Darbelerden çok şikayetçi olan AKP İktidarının 11 yıllık yönetimleri boyunca 'Darbeleri Önleme' adına neler yaptığına beraberce bakalım;
*Parasız Eğitim istedikleri için, iki yıldır hapiste tutulan yüzlerce üniversite öğrencisinin gördükleri işkence ve zulüm demokratik rejimlerde olmaz,
'Sivil Darbe' dönemlerinde olur.
* Genelkurmay Başkanının 'bildiri' yayınlaması, üstelik 'ben yaptım' diye efelenmesi, bir odaya kapandıktan sonra demokrasi ürünü olduğunu söyleyen Başbakan'ın '27 Nisan bir darbe girişimi değildir' demesi, demokratik rejimlerde olmaz, 'Sivil Darbe' dönemlerinde olur.
*Devlet Bankalarından verilen usulsüz kredilerle kendi yandaş medyasını oluşturmak, demokratik rejimlerde olmaz, 'Sivil Darbe' dönemlerinde olur.
*Devlet kadrolarını Cemaat-Tarikatlar arasında paylaştırmak, demokratik rejimlerde olmaz, 'Sivil Darbe' dönemlerinde olur.
*Ana Muhalefet Partisi Genel Başbakan'ının ve Muhalefet Partisi Başkanlık Divanının tamamına yakınının 'kaset görüntüleri' ile siyaset dışına itilmeleri ve bunu tezgahlayanların bulunmaması ve böyle ciddi bir olayın 'Faili Meçhul' kalması demokratik rejimlerde olmaz, 'Sivil Darbe' dönemlerinde olur.

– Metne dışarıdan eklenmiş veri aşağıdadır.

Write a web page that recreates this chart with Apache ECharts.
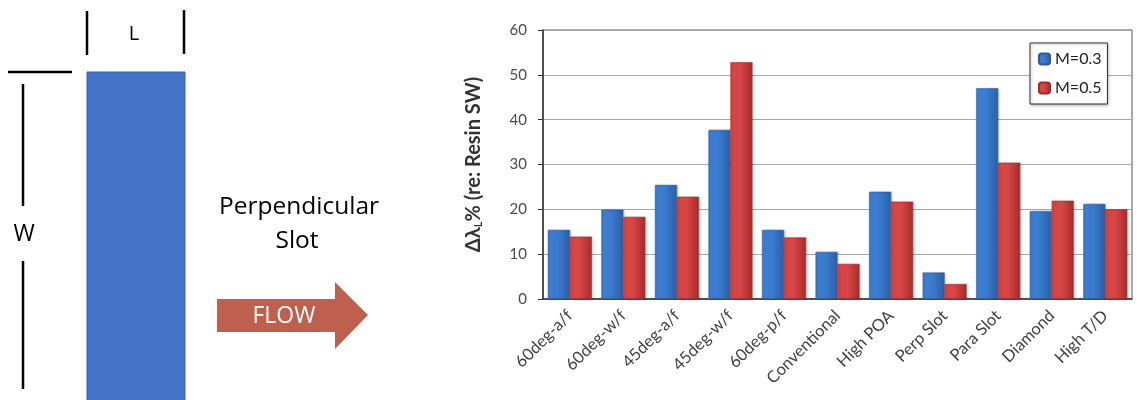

*Her seçim öncesi PKK yöneticileri ile anlaşıp 'ateşkes' ilan etmek ve oy toplamak, sonrasında ise vatan evlatlarının ölmesine izin vermek, demokratik rejimlerde olmaz, ihanetin tavan yaptığı 'Sivil Darbe' dönemlerinde olur.
*Kendi iktidarınıza karşı tehdit olarak gördüğünüz kişileri, sahte dijital deliller oluşturup, yıllarca hapiste tutmak, demokratik rejimlerde olmaz, adaletin yerlerde süründüğü 'Sivil Darbe' dönemlerinde olur.
*Devlet gücünü kendi çıkarları için kullanarak, insanları 'vergi denetim elemanları' ve 'cemaat polisleriyle' baskı altına almak, demokratik rejimlerde olmaz, korku toplumu demek olan 'Sivil Darbe' dönemlerinde olur.
*Başbakanların çok kısa sürede dünyanın en zengin siyasetçileri arasına girmeleri ve servetlerinin hesabını verememeleri demokratik rejimlerde olmaz, 'Sivil Darbe' dönemlerinde olur.
*İnsanların 'sadaka' paralarını toplayıp, bu paraları kendi siyasi emelleri için metresleriyle birlikte kullanmak ve bu hırsızlığı yapanları korumak, demokratik rejimlerde olmaz, ahlakın iflas ettiği 'Sivil Darbe' dönemlerinde olur.
*Hırsızlık yapanları, devleti dolandıranları, belediye soygunları ile köşe dönenleri, dokunulmazlık zırhı ile sarıp-sarmalayıp, millete namus satmak
demokratik rejimlerde olmaz, 'Sivil Darbe' dönemlerinde olur.
Sayın AKP Milletvekilleri;
Lafla demokrat olunmaz. Demokrasi 'Hamilelik' gibidir. Azı, çoğu olmaz.
Ya hamilesinizdir, ya değilsinizdir. Ya demokratsınızdır, ya değilsinizdir. İcraatlarınıza bakınca sizin hamileliğiniz gizlenemez hale gelmiş durumda, karnınız burnunuzda, doğurmak üzeresiniz. Doğumunuz çok sancılı geçecek.
Eee ne demişler, tenhada öpüşen- aleni doğurur. Demokrasilerde hiçbir şey gizli kalmaz. Herkes hesap vermek zorundadır, bundan kaçış yoktur.
Aklınızı başınıza alın, kendinizi kurtarın.